Ensure the file is saved in a format readable by pandas (e.g., .csv or .xlsx).
The column containing SMILES strings should be clearly labeled (e.g., SMILES).

Example Input File

Compound_ID	SMILES
CID174	OCCO
CID7489	C1=CC(=CC=C1C(=O)O)C(=O)O
CID6658	O=C(OC)C(C)=C
CID7501	C=CC1=CC=CC=C1
CID1140	CC1=CC=CC=C1
CID702	CCO
CID7896	CC(CCO)O
CID7837	CC(=C)C(=O)OCC1CO1
CID10352	C1CC2CC1C=C2

import pandas as pd

df = pd.read_csv("input_file.csv")

Using Sample dataset

Also ‘sample_data/202207_smip_monset.csv’ is avalable under the Internet-connected environment.

import pandas as pd

df = pd.read_csv("https://raw.githubusercontent.com/PEJpOhno/SMiPoly/main/sample_data/202207_smip_monset.csv")  

3. Monomer Classification

The monomer classification step identifies and categorizes monomers based on their functional groups or olefinic properties.

Monomer Extraction and Classification

Use the moncls function to extract and classify monomers from small molecule compounds.

Example:

from smipoly.smip import monc

# Classify monomers
classified_monomer_df = monc.moncls(df, smiColn="SMILES", minFG=2, maxFG=4, dsp_rsl=True)

# Save results
classified_monomer_df.to_csv("classified_monomers.csv", index=False)

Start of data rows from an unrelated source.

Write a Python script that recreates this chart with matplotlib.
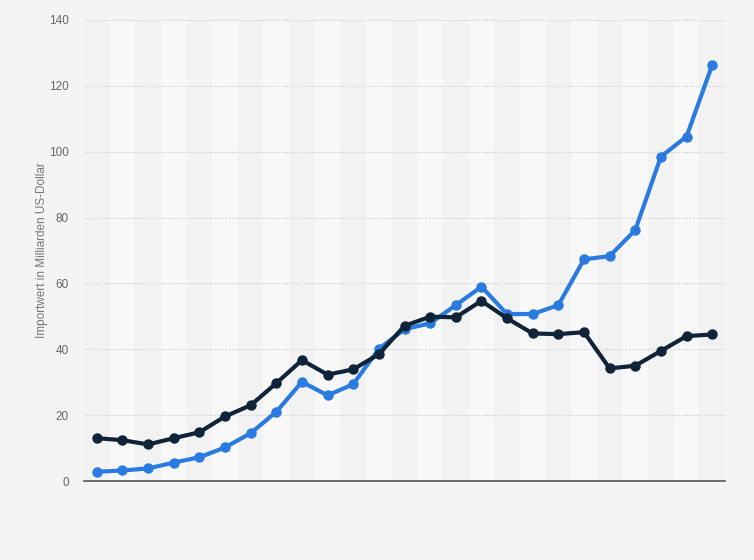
import matplotlib
matplotlib.use("Agg")
import matplotlib.pyplot as plt
import numpy as np

# Data (25 periods, no x labels shown in reference)
periods = list(range(1, 26))
series_blue = [2.8, 3.2, 3.8, 5.6, 7.2, 10.2, 14.5, 21.0, 30.1, 26.0, 29.4, 40.1,
               46.1, 47.9, 53.4, 59.0, 50.7, 50.7, 53.4, 67.3, 68.3, 76.2, 98.5, 104.6, 126.3]
series_dark = [13.0, 12.4, 11.1, 13.0, 14.8, 19.6, 23.0, 29.7, 36.7, 32.3, 33.9, 38.5,
               47.1, 49.9, 49.7, 54.7, 49.4, 44.8, 44.6, 45.2, 34.2, 35.0, 39.5, 44.0, 44.5]
y_ticks = [0, 20, 40, 60, 80, 100, 120, 140]
y_label = "Importwert in Milliarden US-Dollar"

plt.rcParams["font.family"] = ["Liberation Sans", "DejaVu Sans"]

fig = plt.figure(figsize=(7.54, 5.6), dpi=100)
fig.patch.set_facecolor("#f4f4f4")
ax = fig.add_axes([84/754, 1-481/560, (725-84)/754, (481-20)/560])
ax.set_facecolor("#f8f8f8")

x = np.arange(len(periods))
# alternating stripes
for i in x:
    if i % 2 == 0:
        ax.axvspan(i-0.5, i+0.5, color="#f2f2f2", zorder=0, lw=0)

ax.plot(x, series_blue, color="#2a7be0", lw=3, marker="o", ms=6.5, zorder=3)
ax.plot(x, series_dark, color="#0f2438", lw=3, marker="o", ms=6.5, zorder=4)

ax.set_xlim(-0.5, len(periods)-0.5)
ax.set_ylim(0, 140)
ax.set_yticks(y_ticks)
ax.set_xticks([])
ax.tick_params(axis="y", length=0, labelsize=8.5, labelcolor="#666666", pad=11)
for t in y_ticks[1:]:
    ax.axhline(t, color="#cccccc", lw=0.8, ls=(0, (1, 1.5)), zorder=1)
for s in ["top", "right", "left"]:
    ax.spines[s].set_visible(False)
ax.spines["bottom"].set_color("#555555")
ax.spines["bottom"].set_linewidth(1.2)
ax.spines["bottom"].set_zorder(5)
ax.set_ylabel(y_label, fontsize=8.5, color="#777777")
ax.yaxis.set_label_coords(-(84-48)/641, 0.5)

fig.savefig("out.png", dpi=100, facecolor=fig.get_facecolor())
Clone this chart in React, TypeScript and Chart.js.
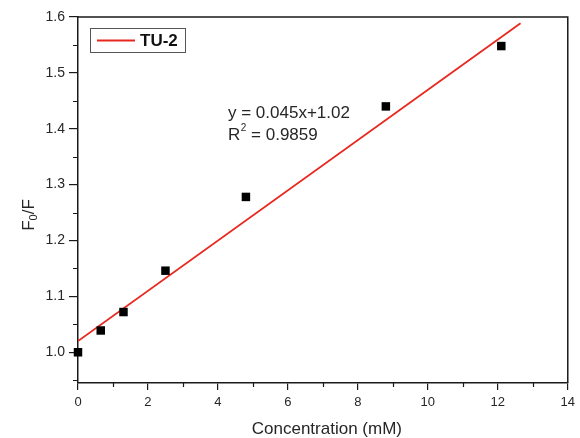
import React, { useEffect, useRef } from "react";
import { Chart, registerables } from "chart.js";

Chart.register(...registerables);

const seriesLabel = "TU-2";
const concentration = [0, 0.65, 1.3, 2.5, 4.8, 8.8, 12.1];
const f0OverF = [1.0, 1.039, 1.072, 1.146, 1.278, 1.44, 1.548];
const fitX = [0, 12.65];
const fitY = [1.02, 1.589];
const xMajorTicks = [0, 2, 4, 6, 8, 10, 12, 14];
const xMinorTicks = [1, 3, 5, 7, 9, 11, 13];
const yMajorTicks = [1.0, 1.1, 1.2, 1.3, 1.4, 1.5, 1.6];
const yMinorTicks = [0.95, 1.05, 1.15, 1.25, 1.35, 1.45, 1.55];
const equationLine = "y = 0.045x+1.02";
const r2Value = "0.9859";
const xTitle = "Concentration (mM)";

const FONT = "'Liberation Sans', Arial, sans-serif";
const AXIS = "#1a1a1a";
const TEXT = "#262626";
const RED = "#e8281e";

const decorPlugin = {
  id: "decor",
  afterDraw(chart: any) {
    const ctx = chart.ctx;
    const { left, right, top, bottom } = chart.chartArea;
    const xs = chart.scales.x;
    const ys = chart.scales.y;
    ctx.save();
    // frame top/right
    ctx.strokeStyle = AXIS;
    ctx.lineWidth = 1.5;
    ctx.beginPath();
    ctx.moveTo(left, top);
    ctx.lineTo(right, top);
    ctx.lineTo(right, bottom);
    ctx.stroke();
    // minor ticks
    ctx.lineWidth = 1.2;
    ctx.beginPath();
    xMinorTicks.forEach((v) => {
      const px = Math.round(xs.getPixelForValue(v)) + 0.5;
      ctx.moveTo(px, bottom);
      ctx.lineTo(px, bottom + 4);
    });
    yMinorTicks.forEach((v) => {
      const py = Math.round(ys.getPixelForValue(v)) + 0.5;
      ctx.moveTo(left, py);
      ctx.lineTo(left - 5, py);
    });
    ctx.stroke();

    // legend
    const lx = 90, ly = 28, lw = 95, lh = 24;
    ctx.strokeStyle = "#555";
    ctx.lineWidth = 1;
    ctx.fillStyle = "#fff";
    ctx.fillRect(lx, ly, lw, lh);
    ctx.strokeRect(lx + 0.5, ly + 0.5, lw, lh);
    ctx.strokeStyle = RED;
    ctx.lineWidth = 1.8;
    ctx.beginPath();
    ctx.moveTo(97, ly + lh / 2 + 0.5);
    ctx.lineTo(135, ly + lh / 2 + 0.5);
    ctx.stroke();
    ctx.fillStyle = "#111";
    ctx.font = `bold 17px ${FONT}`;
    ctx.textBaseline = "middle";
    ctx.textAlign = "left";
    ctx.fillText(chart.data.datasets[1].label, 140, ly + lh / 2 + 1);

    // equation
    ctx.fillStyle = TEXT;
    ctx.font = `17px ${FONT}`;
    ctx.fillText(equationLine, 228, 113);
    ctx.fillText("R", 228, 135);
    const rw = ctx.measureText("R").width;
    ctx.font = `10px ${FONT}`;
    ctx.fillText("2", 228 + rw + 0.5, 128);
    const sw = ctx.measureText("2").width;
    ctx.font = `17px ${FONT}`;
    ctx.fillText(" = " + r2Value, 228 + rw + sw + 0.5, 135);

    // x title
    ctx.textAlign = "center";
    ctx.font = `17px ${FONT}`;
    ctx.fillText(xTitle, (left + right) / 2 + 4, 429);

    // y title F0/F rotated
    ctx.translate(29, 215);
    ctx.rotate(-Math.PI / 2);
    ctx.textAlign = "left";
    ctx.font = `17px ${FONT}`;
    const fw = ctx.measureText("F").width;
    ctx.font = `11px ${FONT}`;
    const zw = ctx.measureText("0").width;
    ctx.font = `17px ${FONT}`;
    const restW = ctx.measureText("/F").width;
    const total = fw + zw + restW;
    let cx = -total / 2;
    ctx.fillText("F", cx, 0);
    cx += fw;
    ctx.font = `11px ${FONT}`;
    ctx.fillText("0", cx, 5);
    cx += zw;
    ctx.font = `17px ${FONT}`;
    ctx.fillText("/F", cx, 0);
    ctx.restore();
  },
};

export default function App() {
  const ref = useRef<HTMLCanvasElement>(null);
  useEffect(() => {
    const chart = new Chart(ref.current!, {
      type: "scatter",
      data: {
        datasets: [
          {
            label: "data",
            data: concentration.map((x, i) => ({ x, y: f0OverF[i] })),
            pointStyle: "rect",
            pointRadius: 6,
            backgroundColor: "#000",
            borderColor: "#000",
            borderWidth: 0,
            clip: false,
            order: 1,
          },
          {
            label: seriesLabel,
            type: "line",
            data: fitX.map((x, i) => ({ x, y: fitY[i] })),
            borderColor: RED,
            borderWidth: 1.8,
            pointRadius: 0,
            showLine: true,
            order: 2,
          } as any,
        ],
      },
      options: {
        responsive: false,
        animation: false,
        layout: { padding: { top: 17, right: 11, left: 0, bottom: 0 } },
        plugins: { legend: { display: false }, tooltip: { enabled: false } },
        scales: {
          x: {
            type: "linear",
            min: 0,
            max: 14,
            afterFit: (s: any) => {
              s.height = 55;
            },
            afterBuildTicks: (s: any) => {
              s.ticks = xMajorTicks.map((v) => ({ value: v }));
            },
            grid: {
              display: true,
              drawOnChartArea: false,
              drawTicks: true,
              tickLength: 7,
              color: AXIS,
              lineWidth: 1.2,
            },
            border: { display: true, color: AXIS, width: 1.5 },
            ticks: {
              color: TEXT,
              font: { family: FONT, size: 13 },
              padding: 5,
              maxRotation: 0,
              callback: (v: any) => String(v),
            },
          },
          y: {
            type: "linear",
            min: 0.945,
            max: 1.6,
            afterFit: (s: any) => {
              s.width = 78;
            },
            afterBuildTicks: (s: any) => {
              s.ticks = yMajorTicks.map((v) => ({ value: v }));
            },
            grid: {
              display: true,
              drawOnChartArea: false,
              drawTicks: true,
              tickLength: 9,
              color: AXIS,
              lineWidth: 1.2,
            },
            border: { display: true, color: AXIS, width: 1.5 },
            ticks: {
              color: TEXT,
              font: { family: FONT, size: 14 },
              padding: 4,
              callback: (v: any) => Number(v).toFixed(1),
            },
          },
        },
      },
      plugins: [decorPlugin],
    });
    return () => chart.destroy();
  }, []);
  return (
    <div style={{ position: "fixed", left: 0, top: 0, width: 580, height: 438, background: "#fff" }}>
      <canvas ref={ref} width={580} height={438} style={{ display: "block" }} />
    </div>
  );
}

Olefinic Monomer Classification

To classify olefinic monomers in more detail, use the olecls function.

Example:

from smipoly.smip import monc

# Classify olefinic monomers
classified_olefins_df = monc.olecls(df, smiColn="SMILES", minFG=1, maxFG=4, dsp_rsl=True)

# Save results
classified_olefins_df.to_csv("classified_olefins.csv", index=False)

4. Generate Polymers

The polymer generation step involves creating polymers from the classified monomers.

Polymer Generation

Use the biplym function to generate polymers.

Example:

from smipoly.smip import polg

# Generate polymer CRU
generated_polymers_df = polg.biplym(classified_monomer_df, targ=["polyester"], dsp_rsl=True)

# Save results
generated_polymers_df.to_csv("generated_polymers_df.csv", index=False)

Olefinic (Co)polymer Generation

Once you have applied the olecls function to classify olefin monomers, use the ole_copolym function to generate olefin (co)polymers.

Example:

from smipoly.smip import polg

# Generate olefinic (co)polymers
olefinic_polymers_df = polg.ole_copolym(classified_olefins_df, targ=["ROMP"], ncomp=1, dsp_rsl=True)

# Save results
olefinic_polymers_df.to_csv("olefinic_polymers_df.csv", index=False)

Notes
When installed with pip or conda, the following will be executed automatically.

Ensure all required dependencies (e.g., RDKit, pandas) are installed in your environment.
The rules directory must contain the necessary configuration files (e.g., mon_vals.json, ps_rxn.pkl).